College interviewers are often surprised at how poorly prepared many students are for their interviews. Don’t be one of them. As your interview nears, prepare by reviewing these tips.

1. Research the school. You should be ready to explain why you are applying. Prepare concrete examples of what you like about the school.

2. Prepare ahead of time. Print out directions to the interview site. Review what you wrote in your application to the college. Write down your questions. Don’t invite anyone to tag along. And don’t arrive hungry.

3. Present yourself well. Dress neatly and conservatively. No jeans or T-shirts. Arrive a little ahead of time. Smile. Be polite. Shake the interviewer’s hand. Talk naturally but without slang or swear words.

4. Bring a resume or activity list. This will spark some questions that allow you to showcase your talents and achievements.

5. Show your enthusiasm and energy. The interview is designed to give you a chance to show why you want to attend this college. Make sure your answers show your enthusiasm.

6. Anticipate common questions. Many interviewers will ask you to describe yourself and explain what you will contribute to the college. In both cases, be as specific as possible and use vivid examples that show off your unique talents.

7. Speak for at least a minute or two after each question. If you can’t think of an answer, ask for more explanation of the question. Answer as decisively and positively as you can.

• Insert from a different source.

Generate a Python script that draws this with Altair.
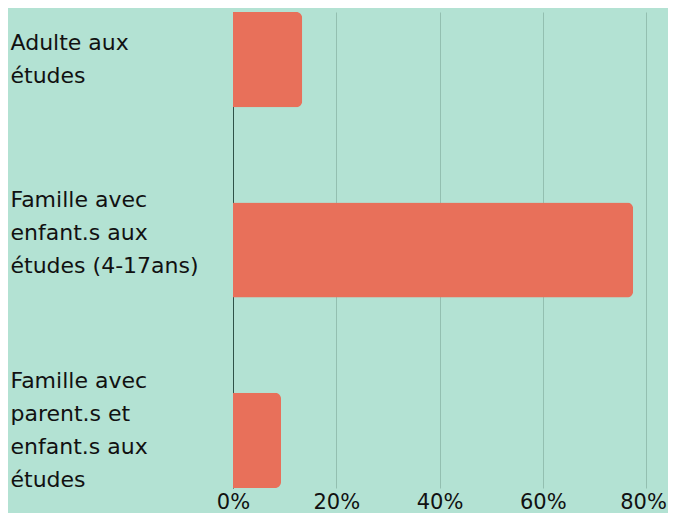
import altair as alt
import pandas as pd

categories = ["Adulte aux études", "Famille avec enfant.s aux études (4-17ans)", "Famille avec parent.s et enfant.s aux études"]
label_lines = ["Adulte aux|études", "Famille avec|enfant.s aux|études (4-17ans)", "Famille avec|parent.s et|enfant.s aux|études"]
values = [13.4, 77.5, 9.3]
tick_values = [0, 20, 40, 60, 80]

df = pd.DataFrame({"cat": label_lines, "pct": values})

FONT = "DejaVu Sans"
BG = "#b3e2d3"

chart = alt.Chart(df).mark_bar(
    color="#e8705a", cornerRadiusTopRight=6, cornerRadiusBottomRight=6
).encode(
    x=alt.X("pct:Q", scale=alt.Scale(domain=[0, 80], nice=False),
            axis=alt.Axis(values=tick_values, labelExpr="datum.value + '%'",
                          title=None, domain=False, ticks=False, grid=True,
                          gridColor="#93bfb0", gridWidth=1,
                          labelFont=FONT, labelFontSize=21, labelColor="#111111",
                          labelPadding=3, labelFlush=False,
                          labelOffset={"condition": {"test": "datum.value == 80", "value": -3},
                                       "value": 0})),
    y=alt.Y("cat:N", sort=label_lines,
            scale=alt.Scale(paddingInner=0.5, paddingOuter=0),
            axis=alt.Axis(title=None, ticks=False, tickSize=0, domain=True,
                          domainColor="#2f5248", domainWidth=1,
                          labelExpr="split(datum.value, '|')",
                          labelAlign="left", labelBaseline="middle",
                          labelPadding=223, labelLimit=0,
                          labelFont=FONT, labelFontSize=22, labelColor="#111111",
                          labelLineHeight=33,
                          labelOffset={"condition": [
                              {"test": "indexof(datum.value, 'Adulte') == 0", "value": -17},
                              {"test": "indexof(datum.value, '4-17') >= 0", "value": -50}],
                              "value": -59})),
).properties(
    width=413, height=476, background=BG,
    padding={"left": 225, "top": 4, "right": 22, "bottom": 25},
    autosize="none",
).configure_view(stroke=None)

chart.save("out.html", embed_options={"renderer": "svg", "actions": False})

8. Don’t forget to ask your own questions. Interviewers expect you to do this, and it shows your keen interest in the college. Ask questions that show you have done some research. For example, ask about an academic program that interests you.

9. Don’t mention your test scores or GPA. The interviewer already has that information. You are presenting the person behind the “stats.”

10. Follow up. Get the name and contact information of the interviewer. Send a short thank-you note by mail or e-mail.